Look through the data below and return each line where "React" appears.

══ Data segment

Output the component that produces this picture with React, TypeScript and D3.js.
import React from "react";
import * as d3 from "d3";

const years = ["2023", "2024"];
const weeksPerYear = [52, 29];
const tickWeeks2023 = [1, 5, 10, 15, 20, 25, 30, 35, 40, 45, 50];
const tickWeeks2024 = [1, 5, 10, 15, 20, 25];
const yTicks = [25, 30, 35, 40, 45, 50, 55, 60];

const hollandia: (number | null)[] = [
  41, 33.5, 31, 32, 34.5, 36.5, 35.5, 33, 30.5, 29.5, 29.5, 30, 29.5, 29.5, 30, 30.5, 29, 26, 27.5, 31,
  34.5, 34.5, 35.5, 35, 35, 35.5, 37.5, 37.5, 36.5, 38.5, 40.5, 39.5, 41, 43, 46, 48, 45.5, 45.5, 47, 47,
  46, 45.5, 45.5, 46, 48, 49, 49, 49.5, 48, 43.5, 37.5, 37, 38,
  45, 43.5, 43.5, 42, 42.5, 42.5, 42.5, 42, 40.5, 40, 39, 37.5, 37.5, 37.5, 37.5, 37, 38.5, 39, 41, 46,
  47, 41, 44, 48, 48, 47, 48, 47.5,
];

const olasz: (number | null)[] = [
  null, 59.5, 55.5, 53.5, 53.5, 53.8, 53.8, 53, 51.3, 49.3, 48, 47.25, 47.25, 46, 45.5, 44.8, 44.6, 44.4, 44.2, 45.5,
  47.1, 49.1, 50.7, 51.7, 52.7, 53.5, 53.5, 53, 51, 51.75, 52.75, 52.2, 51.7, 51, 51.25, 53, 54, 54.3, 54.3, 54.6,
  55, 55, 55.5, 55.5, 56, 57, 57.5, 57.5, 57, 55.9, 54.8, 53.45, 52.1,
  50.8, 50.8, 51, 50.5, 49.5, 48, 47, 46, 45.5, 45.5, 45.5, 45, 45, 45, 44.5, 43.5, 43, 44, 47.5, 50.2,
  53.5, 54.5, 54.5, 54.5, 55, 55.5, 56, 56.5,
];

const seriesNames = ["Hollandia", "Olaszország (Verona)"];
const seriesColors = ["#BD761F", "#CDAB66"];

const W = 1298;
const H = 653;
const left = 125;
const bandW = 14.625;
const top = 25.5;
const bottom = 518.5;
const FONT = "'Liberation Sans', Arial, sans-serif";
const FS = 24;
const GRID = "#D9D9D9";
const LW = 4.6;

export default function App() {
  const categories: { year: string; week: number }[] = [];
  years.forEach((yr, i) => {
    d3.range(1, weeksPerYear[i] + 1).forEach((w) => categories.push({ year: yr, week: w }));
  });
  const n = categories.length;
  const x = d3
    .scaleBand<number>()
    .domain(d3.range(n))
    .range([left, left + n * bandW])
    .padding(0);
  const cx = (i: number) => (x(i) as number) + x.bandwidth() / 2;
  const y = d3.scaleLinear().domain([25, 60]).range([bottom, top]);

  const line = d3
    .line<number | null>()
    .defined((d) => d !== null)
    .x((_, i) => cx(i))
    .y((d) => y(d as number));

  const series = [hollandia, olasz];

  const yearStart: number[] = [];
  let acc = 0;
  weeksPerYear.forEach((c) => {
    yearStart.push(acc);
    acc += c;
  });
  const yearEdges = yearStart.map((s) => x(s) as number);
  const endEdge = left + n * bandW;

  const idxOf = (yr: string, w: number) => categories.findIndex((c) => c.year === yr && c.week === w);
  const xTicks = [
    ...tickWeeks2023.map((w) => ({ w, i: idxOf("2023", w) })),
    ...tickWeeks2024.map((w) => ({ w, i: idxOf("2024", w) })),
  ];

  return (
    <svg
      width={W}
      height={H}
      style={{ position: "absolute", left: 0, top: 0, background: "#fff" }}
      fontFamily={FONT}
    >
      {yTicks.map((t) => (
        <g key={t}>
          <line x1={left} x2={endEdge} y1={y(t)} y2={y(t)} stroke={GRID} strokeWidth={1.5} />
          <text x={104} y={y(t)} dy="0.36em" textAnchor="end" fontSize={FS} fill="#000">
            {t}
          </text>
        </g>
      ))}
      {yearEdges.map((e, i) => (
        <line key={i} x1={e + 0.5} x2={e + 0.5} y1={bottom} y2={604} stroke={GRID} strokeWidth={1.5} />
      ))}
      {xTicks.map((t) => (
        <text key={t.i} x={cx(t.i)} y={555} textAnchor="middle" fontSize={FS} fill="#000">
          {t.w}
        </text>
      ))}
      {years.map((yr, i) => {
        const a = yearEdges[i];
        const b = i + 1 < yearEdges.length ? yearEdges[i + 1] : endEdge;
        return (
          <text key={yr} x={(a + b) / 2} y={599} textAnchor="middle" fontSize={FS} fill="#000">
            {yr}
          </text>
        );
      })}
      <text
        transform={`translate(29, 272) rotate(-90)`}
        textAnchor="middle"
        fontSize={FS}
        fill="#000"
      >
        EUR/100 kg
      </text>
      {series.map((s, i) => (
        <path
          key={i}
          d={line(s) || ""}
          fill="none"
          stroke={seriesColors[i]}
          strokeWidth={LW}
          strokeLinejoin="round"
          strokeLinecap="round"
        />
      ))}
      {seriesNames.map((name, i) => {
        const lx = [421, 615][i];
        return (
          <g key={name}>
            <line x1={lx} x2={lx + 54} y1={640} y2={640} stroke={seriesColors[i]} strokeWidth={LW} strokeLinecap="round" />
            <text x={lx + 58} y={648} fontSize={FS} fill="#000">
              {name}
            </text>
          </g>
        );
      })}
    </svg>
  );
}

════

Worked answer »
Output the component that produces this picture with React, TypeScript and D3.js.
import React from "react";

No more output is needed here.